Normalmente temos dois pontos de referência na cidade: o ponto de partida e o ponto de chegada — origem e destino. E o que fazer nesse vácuo chamado rua? Nesse vazio entre os dois pontos? Se pararmos para pensar, perdemos um tempão no transitar das ruas, no qual nada importa senão o ponto de chegada. No final do dia, contabilizamos horas de permanência nesse vácuo, vazio que não faz sentido por tanto tempo de nossos dias. Cabe à arte minimizar esse vácuo urbano.
2015 começou mais colorido para cidade. Aos apaixonados pela arte de rua, graffitis & CIA, o presente de ter a Av. 23 de Maio com mais de 70 muros e 15 mil metros quadrados de arte colorindo o cinza é como ter um álbum de figurinhas gigante! A realidade virtual fez dos graffitis uma mania em que clicar e compartilhar arte de rua pode ser o formato moderno de colecionar figuras e apreciar arte.
Mais de 400 grafiteiros — muitos grandes representantes do movimento atual em São Paulo e no exterior, outros mais influentes na periferia e, ainda, outros tantos amantes e viventes da arte — compuseram um painel, referência como o maior da América Latina.

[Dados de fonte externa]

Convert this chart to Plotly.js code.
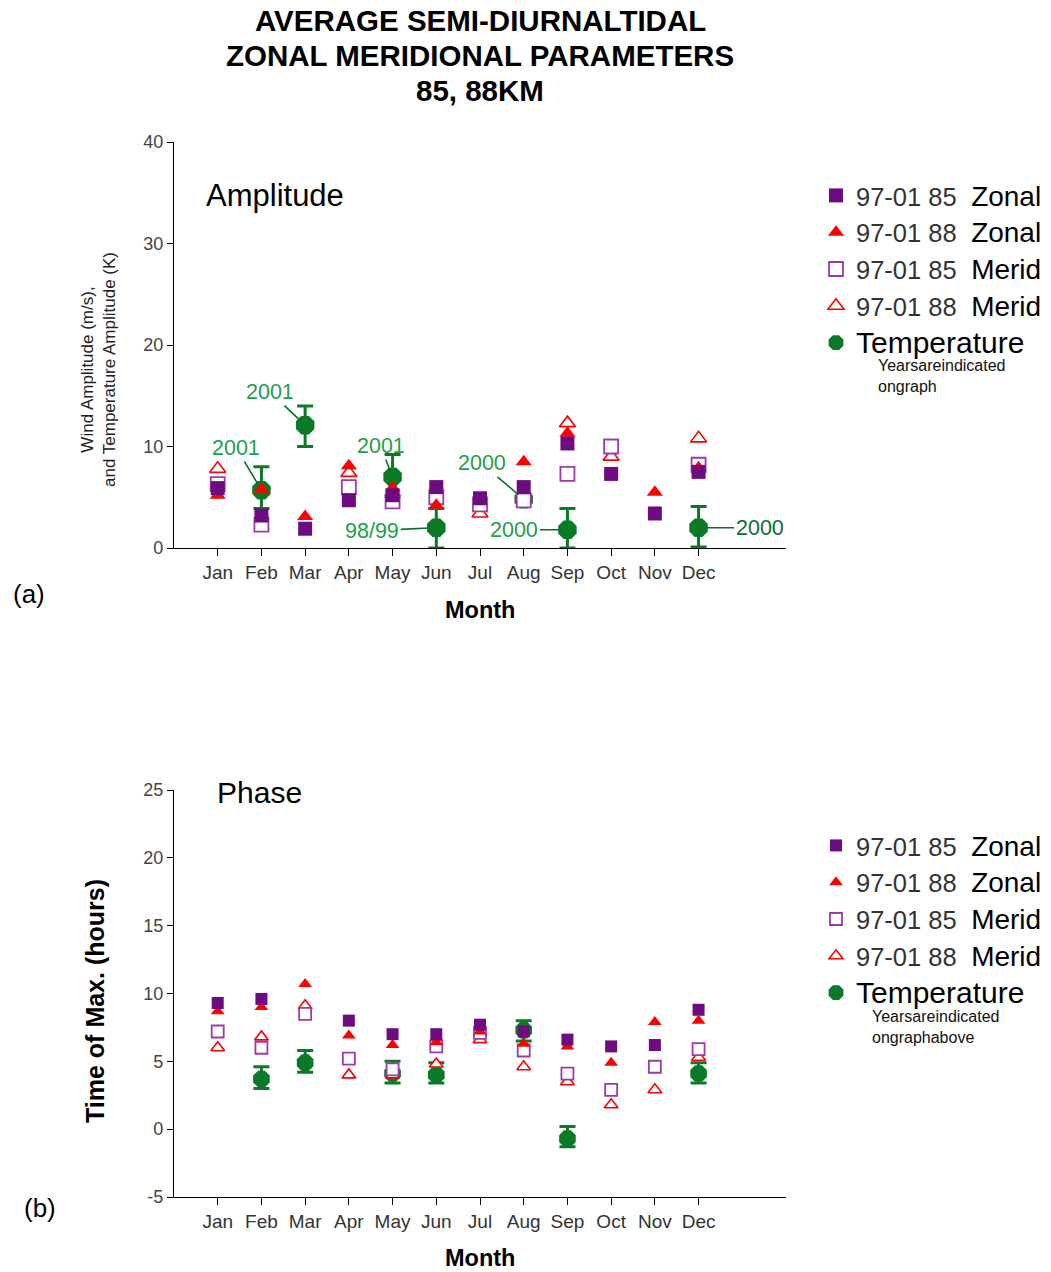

Falei de Mário Lago e agora relembro o grande Velho Guerreiro Chacrinha, que disse: “vim ao mundo para confundir, e não explicar”. A arte de rua é controversa, polêmica, decorativa e audaciosa. Tudo ao mesmo tempo. Muito natural que não agrade a todos, mas ao expressar os mais variados estilos de arte urbana, como o graffiti, o graffiti com stencil, os cartazes lambe-lambe, o rolinho e a tinta látex, os polêmicos bombs e tags (assinaturas) etc… ao se apropriar do espaço urbano e colorir o cinza frio da cidade, faz-se um caminho VERDADEIRO, que em São Paulo existe desde os anos 70, com os mestres Alex Vallauri e Maurício Villaça, Ozi, Rui Amaral, John Howard, Celso Gitahy e mais uns seis artistas de vanguarda — os precursores da arte urbana no Brasil.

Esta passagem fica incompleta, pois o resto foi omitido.